== Provided data
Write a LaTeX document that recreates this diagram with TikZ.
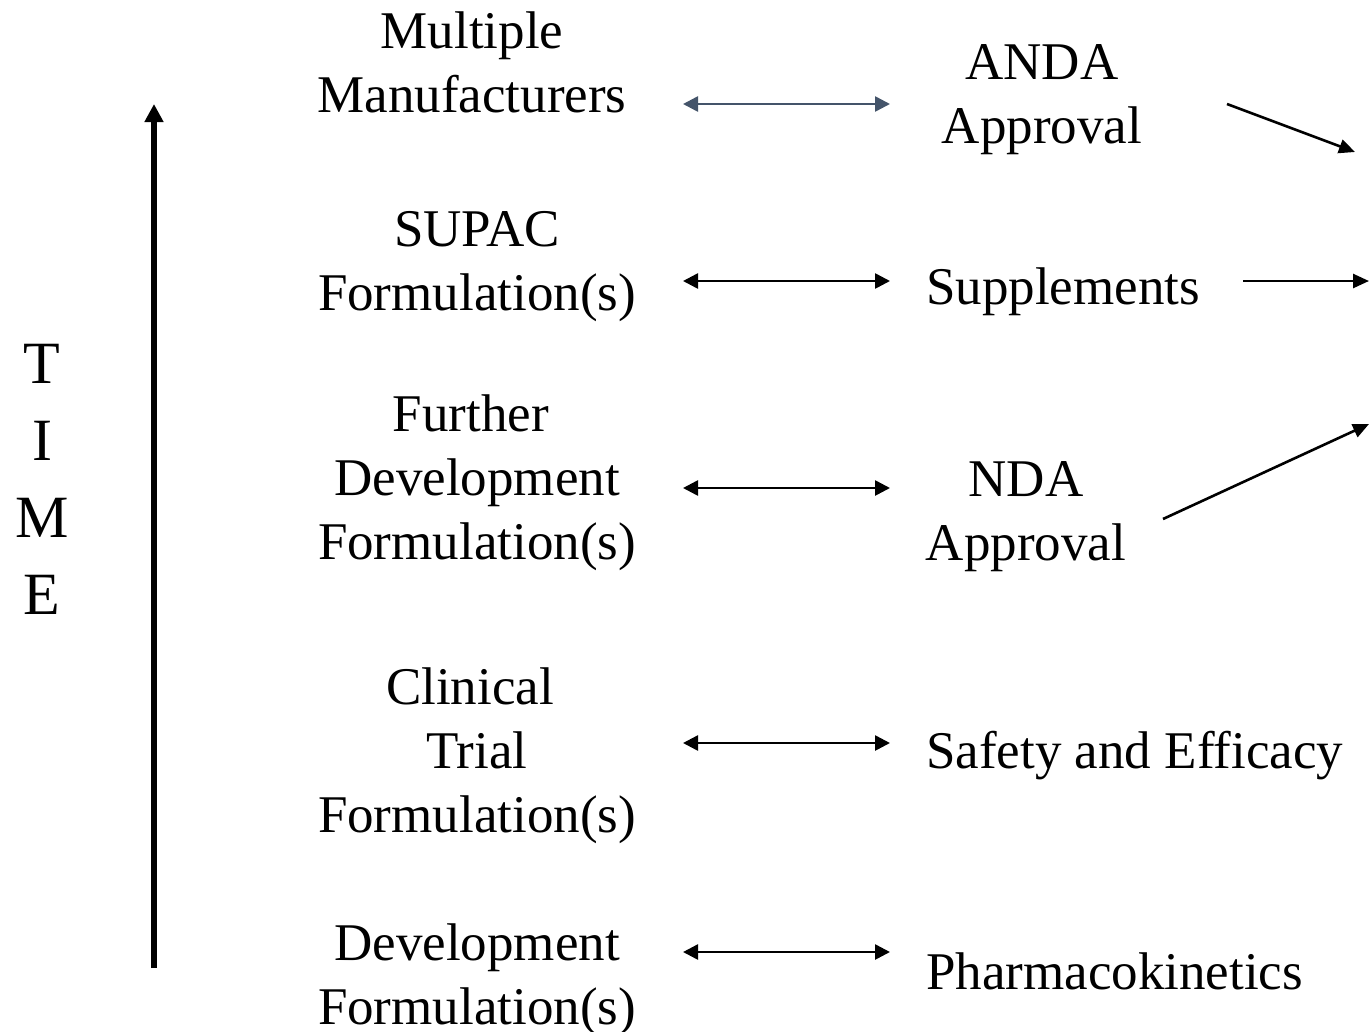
\documentclass[tikz,border=0pt]{standalone}
\usepackage{fontspec}
\setmainfont{Liberation Serif}
\usetikzlibrary{arrows.meta}
\definecolor{slate}{HTML}{44546A}
\begin{document}
\begin{tikzpicture}[x=1pt,y=-1pt,
  lbl/.style={inner sep=0pt,align=center,font=\fontsize{53}{64}\selectfont},
  timelbl/.style={inner sep=0pt,align=center,font=\fontsize{60}{77}\selectfont},
  dbl/.style={line width=2.6pt,{Triangle[length=15pt,width=15pt]}-{Triangle[length=15pt,width=15pt]}},
  one/.style={line width=2.6pt,-{Triangle[length=16pt,width=14pt]}},
  timearrow/.style={line width=5.5pt,-{Triangle[length=18pt,width=18pt]}}]
\useasboundingbox (0,0) rectangle (1370,1031);
% left column (anchor = baseline of last line)
\node[lbl,anchor=base] (mm) at (472,112) {Multiple\\Manufacturers};
\node[lbl,anchor=base] (supac) at (477,310) {SUPAC\\Formulation(s)};
\node[lbl,anchor=base] (further) at (477,559) {Further\hbox to 12pt{}\\Development\\Formulation(s)};
\node[lbl,anchor=base] (clinical) at (477,832) {Clinical\hbox to 14pt{}\\Trial\\Formulation(s)};
\node[lbl,anchor=base] (dev) at (477,1024) {Development\\Formulation(s)};
% right column
\node[lbl,anchor=base] (anda) at (1042,143) {ANDA\\Approval};
\node[lbl,anchor=base west] (supp) at (926,304) {Supplements};
\node[lbl,anchor=base] (nda) at (1026,560) {NDA\\Approval};
\node[lbl,anchor=base west] (safety) at (926,768) {Safety and Efficacy};
\node[lbl,anchor=base west] (pk) at (926,989) {Pharmacokinetics};
% time
\node[timelbl,anchor=base] (time) at (42,614) {T\\I\\M\\E};
% coordinates
\coordinate (t0) at (154,968);
\coordinate (t1) at (154,104);
\coordinate (a1l) at (683,104); \coordinate (a1r) at (890,104);
\coordinate (a2l) at (683,281); \coordinate (a2r) at (890,281);
\coordinate (a3l) at (683,488); \coordinate (a3r) at (890,488);
\coordinate (a4l) at (683,743); \coordinate (a4r) at (890,743);
\coordinate (a5l) at (683,952); \coordinate (a5r) at (890,952);
\coordinate (d1s) at (1227,104); \coordinate (d1e) at (1355,152);
\coordinate (d2s) at (1243,281); \coordinate (d2e) at (1369,281);
\coordinate (d3s) at (1163,519); \coordinate (d3e) at (1369,424);
% arrows
\draw[timearrow] (t0) -- (t1);
\draw[dbl,draw=slate,fill=slate] (a1l) -- (a1r);
\draw[dbl] (a2l) -- (a2r);
\draw[dbl] (a3l) -- (a3r);
\draw[dbl] (a4l) -- (a4r);
\draw[dbl] (a5l) -- (a5r);
\draw[one] (d1s) -- (d1e);
\draw[one] (d2s) -- (d2e);
\draw[one] (d3s) -- (d3e);
\end{tikzpicture}
\end{document}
====
_What the task asks_
Write out the data precisely as given, excluding the pictures.

_Exercise output_
Write a LaTeX document that recreates this diagram with TikZ.
\documentclass[tikz,border=0pt]{standalone}
\usepackage{fontspec}
\setmainfont{Liberation Serif}
\usetikzlibrary{arrows.meta}
\definecolor{slate}{HTML}{44546A}
\begin{document}
\begin{tikzpicture}[x=1pt,y=-1pt,
  lbl/.style={inner sep=0pt,align=center,font=\fontsize{53}{64}\selectfont},
  timelbl/.style={inner sep=0pt,align=center,font=\fontsize{60}{77}\selectfont},
  dbl/.style={line width=2.6pt,{Triangle[length=15pt,width=15pt]}-{Triangle[length=15pt,width=15pt]}},
  one/.style={line width=2.6pt,-{Triangle[length=16pt,width=14pt]}},
  timearrow/.style={line width=5.5pt,-{Triangle[length=18pt,width=18pt]}}]
\useasboundingbox (0,0) rectangle (1370,1031);
% left column (anchor = baseline of last line)
\node[lbl,anchor=base] (mm) at (472,112) {Multiple\\Manufacturers};
\node[lbl,anchor=base] (supac) at (477,310) {SUPAC\\Formulation(s)};
\node[lbl,anchor=base] (further) at (477,559) {Further\hbox to 12pt{}\\Development\\Formulation(s)};
\node[lbl,anchor=base] (clinical) at (477,832) {Clinical\hbox to 14pt{}\\Trial\\Formulation(s)};
\node[lbl,anchor=base] (dev) at (477,1024) {Development\\Formulation(s)};
% right column
\node[lbl,anchor=base] (anda) at (1042,143) {ANDA\\Approval};
\node[lbl,anchor=base west] (supp) at (926,304) {Supplements};
\node[lbl,anchor=base] (nda) at (1026,560) {NDA\\Approval};
\node[lbl,anchor=base west] (safety) at (926,768) {Safety and Efficacy};
\node[lbl,anchor=base west] (pk) at (926,989) {Pharmacokinetics};
% time
\node[timelbl,anchor=base] (time) at (42,614) {T\\I\\M\\E};
% coordinates
\coordinate (t0) at (154,968);
\coordinate (t1) at (154,104);
\coordinate (a1l) at (683,104); \coordinate (a1r) at (890,104);
\coordinate (a2l) at (683,281); \coordinate (a2r) at (890,281);
\coordinate (a3l) at (683,488); \coordinate (a3r) at (890,488);
\coordinate (a4l) at (683,743); \coordinate (a4r) at (890,743);
\coordinate (a5l) at (683,952); \coordinate (a5r) at (890,952);
\coordinate (d1s) at (1227,104); \coordinate (d1e) at (1355,152);
\coordinate (d2s) at (1243,281); \coordinate (d2e) at (1369,281);
\coordinate (d3s) at (1163,519); \coordinate (d3e) at (1369,424);
% arrows
\draw[timearrow] (t0) -- (t1);
\draw[dbl,draw=slate,fill=slate] (a1l) -- (a1r);
\draw[dbl] (a2l) -- (a2r);
\draw[dbl] (a3l) -- (a3r);
\draw[dbl] (a4l) -- (a4r);
\draw[dbl] (a5l) -- (a5r);
\draw[one] (d1s) -- (d1e);
\draw[one] (d2s) -- (d2e);
\draw[one] (d3s) -- (d3e);
\end{tikzpicture}
\end{document}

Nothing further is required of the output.